The coordination and management of both financial and soft issues are important to most families of significant wealth but may be especially useful for families who have sold a closely held business. In many of these situations, the CFO or other person on the corporate payroll may have provided financial services, and the family identity may be closely tied to the business.

The transition from a family with an operating business to that of a financial family can be a hazardous time, as they are bombarded with numerous investment and service providers. While many of these providers may be top-of-line, someone with both expertise and objectivity is needed to provide due diligence and guidance through a cumbersome and confusing process.

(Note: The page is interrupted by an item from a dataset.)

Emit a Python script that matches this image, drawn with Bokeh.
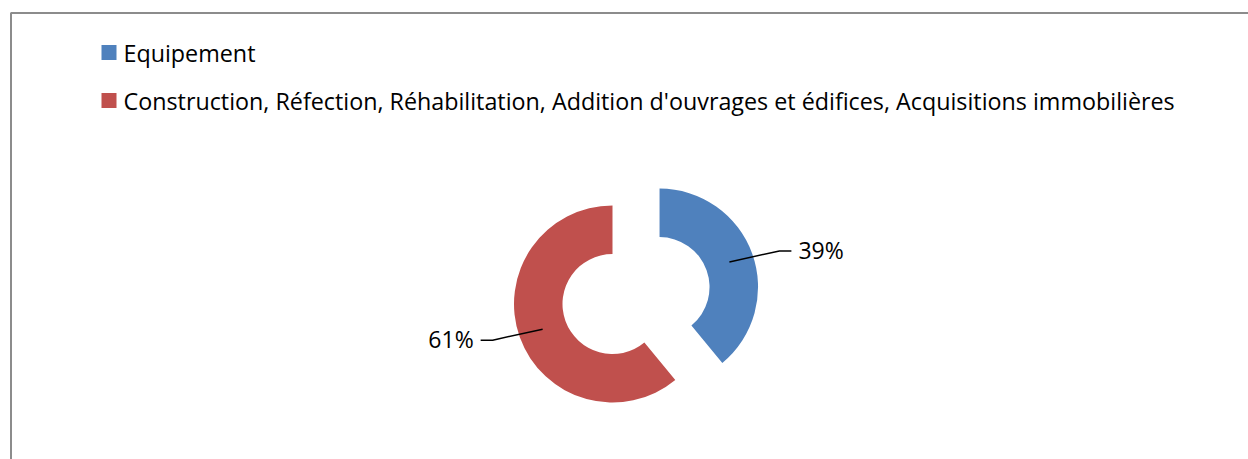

While the family members may have been successful in their former careers, many decisions they now face are highly technical. These decisions often require a specialized, trusted advisor who can greatly enhance their chance of a making successful transition, thereby preserving the family’s wealth and legacy.

From a life insurance advisor’s perspective, this can be a lucrative but expensive market to penetrate on a national scale. While developing relationships locally can be achieved through personal or professional contacts, membership and meeting attendance for the various national family office associations can be prohibitively expensive in both money and time.

Experience has shown it can take years to develop these families as clients, as evidenced by the numerous advisors who have attempted to enter this market only to disappear after a couple of years of generating no measurable or tangible results. These families and their key advisors want to see a serious long-term commitment to their market before they are willing to engage in lengthy discussions.

It is incumbent upon the insurance advisor to be as knowledgeable as the other advisors at the table. This requires ongoing education and research in the areas of wealth transfer, business succession and charitable planning, to name a few. Additionally, the insurance product offerings must be comprehensive.

Many SFOs and MFOs understand the difference between retail and institutionally priced life insurance. They are accustomed to purchasing unique products that are typically unavailable to most buyers. The good news is that life insurance is a much needed and used vehicle by many family offices.